How Simple Signals Convey Information

The human drive to share ideas is so strong that we often find creative ways to bypass physical obstacles. When two friends want to talk after their parents have turned out the lights, they might try to communicate using flashlights. Drawing letters in the air with light is too messy to read, and counting blinks for each letter of the alphabet becomes incredibly slow. The solution is a more efficient system known as Morse code, which replaces counting with a structured pattern.

Instead of counting dozens of individual blinks, Morse code uses just two distinct signals: a short blink and a long blink. By combining these two simple elements in different patterns, any letter, number, or punctuation mark can be represented. This system is successful because it is optimized for speed and efficiency. The most common letters in the English language, like E and T, are assigned the shortest sequences, making communication much faster than a simple counting method.

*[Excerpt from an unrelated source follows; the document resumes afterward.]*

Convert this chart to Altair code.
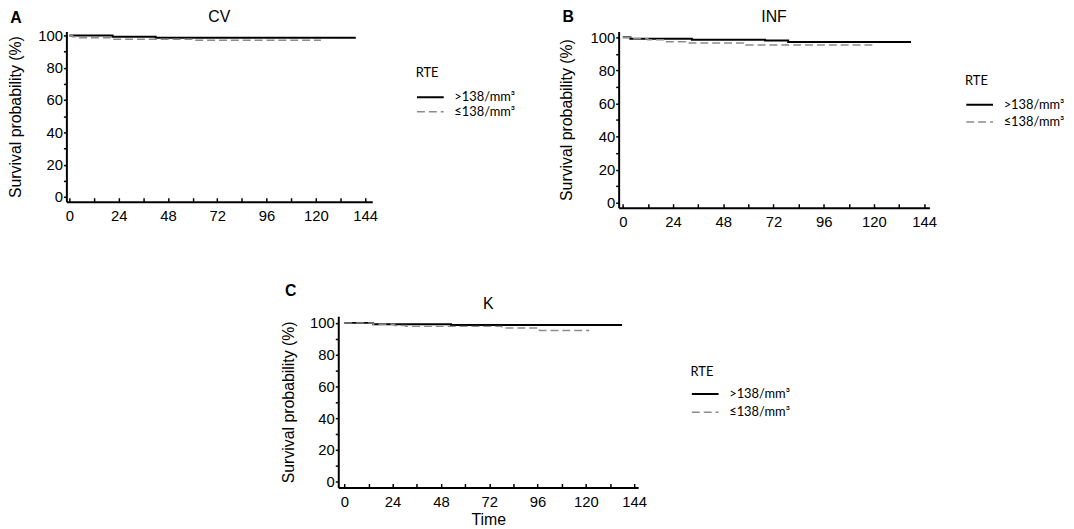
import altair as alt
import pandas as pd

# ---------------- data ----------------
panel_letters = ["A", "B", "C"]
panel_names = ["CV", "INF", "K"]
groups = [">138/mm³", "≤138/mm³"]
legend_title = "RTE"
y_title = "Survival probability (%)"
x_title = "Time"

# CV
cv_hi_t = [0, 21, 42, 139.5]
cv_hi_s = [100, 99.2, 98.6, 98.6]
cv_lo_t = [0, 1.5, 3, 21, 60, 122.5]
cv_lo_s = [100, 99.2, 98.6, 97.7, 97.0, 97.0]

# INF
inf_hi_t = [0, 3.6, 33, 68, 79, 137.7]
inf_hi_s = [100, 99.1, 98.5, 98.1, 97.1, 97.1]
inf_lo_t = [0, 3.6, 12, 20, 30, 58.8, 121]
inf_lo_s = [100, 99.1, 98.5, 97.3, 96.6, 95.3, 95.3]

# K
k_hi_t = [0, 14.3, 53, 138]
k_hi_s = [100, 99.1, 98.7, 98.7]
k_lo_t = [0, 14.3, 25, 30.6, 78.3, 97, 121.7]
k_lo_s = [100, 99.1, 98.4, 97.8, 96.8, 95.2, 95.2]

x_ticks = [0, 12, 24, 36, 48, 60, 72, 84, 96, 108, 120, 132, 144]
y_ticks = [0, 10, 20, 30, 40, 50, 60, 70, 80, 90, 100]

AX_FONT = "Liberation Sans"
LEG_FONT = "Lato"


def panel(hi_t, hi_s, lo_t, lo_s, letter, name, w, h, xdom, ydom,
          legx, legy, rowpad, titlepad, letter_xy, name_y, ytitle_x, show_time):
    df = pd.DataFrame({
        "time": hi_t + lo_t,
        "surv": hi_s + lo_s,
        "RTE": [groups[0]] * len(hi_t) + [groups[1]] * len(lo_t),
    })
    leg = alt.Legend(
        orient="none", legendX=legx, legendY=legy, title=legend_title,
        symbolType="M-1,0H3", symbolSize=182, labelOffset=23,
        rowPadding=rowpad, titlePadding=titlepad,
        titleFont=LEG_FONT, titleFontSize=13, titleFontWeight="normal", titleColor="black",
        labelFont=LEG_FONT, labelFontSize=13, labelColor="black",
    )
    xaxis = alt.Axis(
        values=x_ticks, labelExpr="datum.value % 24 === 0 ? datum.label : ''",
        tickSize={"expr": "-4"}, tickWidth=1.5, tickColor="black",
        domainColor="black", domainWidth=2, labelPadding=11,
        labelFont=AX_FONT, labelFontSize=15, labelColor="black", grid=False,
        titleFont=AX_FONT, titleFontSize=16, titleFontWeight="normal", titleColor="black",
        titleX=w / 2, titleY=32, titleBaseline="middle", titleAlign="center",
    )
    yaxis = alt.Axis(
        values=y_ticks, labelExpr="datum.value % 20 === 0 ? datum.label : ''",
        tickSize=3, tickWidth=1.5, tickColor="black",
        domainColor="black", domainWidth=2, labelPadding=1,
        labelFont=AX_FONT, labelFontSize=15, labelColor="black", grid=False,
        titleFont=AX_FONT, titleFontSize=16, titleFontWeight="normal", titleColor="black",
        titleX=ytitle_x, titleY=h / 2, titleBaseline="middle", titleAlign="center",
    )
    lines = alt.Chart(df).mark_line(interpolate="step-after").encode(
        x=alt.X("time:Q", scale=alt.Scale(domain=xdom, nice=False, zero=False),
                axis=xaxis, title=x_title if show_time else ""),
        y=alt.Y("surv:Q", scale=alt.Scale(domain=ydom, nice=False, zero=False),
                axis=yaxis, title=y_title),
        color=alt.Color("RTE:N", scale=alt.Scale(domain=groups, range=["#000000", "#8c8c8c"]),
                        legend=leg),
        strokeDash=alt.StrokeDash("RTE:N", scale=alt.Scale(domain=groups, range=[[1, 0], [8, 4]]),
                                  legend=leg),
        strokeWidth=alt.StrokeWidth("RTE:N", scale=alt.Scale(domain=groups, range=[2, 1.5]),
                                    legend=leg),
        detail="RTE:N",
    )
    letter_txt = alt.Chart(pd.DataFrame({"t": [letter]})).mark_text(
        font=AX_FONT, fontSize=16, fontWeight="bold", align="center", baseline="middle", color="black"
    ).encode(text="t:N", x=alt.value(letter_xy[0]), y=alt.value(letter_xy[1]))
    name_txt = alt.Chart(pd.DataFrame({"t": [name]})).mark_text(
        font=AX_FONT, fontSize=16, align="center", baseline="middle", color="black"
    ).encode(text="t:N", x=alt.value(w / 2), y=alt.value(name_y))
    return alt.layer(lines, letter_txt, name_txt).properties(width=w, height=h)


pA = panel(cv_hi_t, cv_hi_s, cv_lo_t, cv_lo_s, panel_letters[0], panel_names[0],
           309, 172, [-1.5, 147.5], [-3, 102.5],
           353, 35.5, 0, 10, (-51, -14), -14.5, -51.5, False)
pB = panel(inf_hi_t, inf_hi_s, inf_lo_t, inf_lo_s, panel_letters[1], panel_names[1],
           314, 178, [-2, 146.5], [-3, 103.5],
           350, 44, 3, 9, (-51, -14.3), -14.8, -53, False)
pC = panel(k_hi_t, k_hi_s, k_lo_t, k_lo_s, panel_letters[2], panel_names[2],
           303, 173, [-3, 146], [-3.7, 104.2],
           356, 50.5, 4, 7, (-48, -25), -12, -50, True)

spacer = alt.Chart(pd.DataFrame({"v": [0]})).mark_point(opacity=0).encode(
    x=alt.value(0), y=alt.value(0)).properties(width=200, height=10)

res = dict(color="independent", strokeDash="independent", strokeWidth="independent")
top = alt.hconcat(pA, pB, spacing=249, bounds="flush").resolve_scale(**res)
bottom = alt.hconcat(spacer, pC, spacing=74.7, bounds="flush").resolve_scale(**res)
chart = alt.vconcat(top, bottom, spacing=287.7, bounds="flush").resolve_scale(**res).properties(
    padding={"left": -2, "top": -3, "right": 0, "bottom": 0}, background="white"
).configure_view(stroke="transparent")

chart.save("out.html", embed_options={"renderer": "svg", "actions": False})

Every time we add one signal to a sequence, the number of possible codes doubles. A single signal offers only two options, while a sequence of two signals creates four combinations, and three signals provide eight. The total number of codes is two raised to the power of the number of signals used. This mathematical doubling ensures every letter has a unique code and shows how simple signals can represent complex information.

In the early 1800s, Louis Braille utilized this same binary logic to create a reading system for the blind. He developed a small cell of six possible dot positions arranged in a two-by-three grid. Each of the six positions is either raised or flat, providing exactly 64 unique combinations. The first ten letters of the alphabet use only the top four dots, and subsequent letters follow a consistent, logical pattern of added dots.

Because 64 combinations are not enough to represent every possible symbol in the English language, the Braille system uses special indicator codes. These indicators function like a toggle switch to change the meaning of the dots that follow. A specific number indicator tells the reader that the following dots should be interpreted as numbers rather than letters. These tools allow a limited number of symbols to represent a vast range of information, proving that simple binary signals can bridge communication gaps.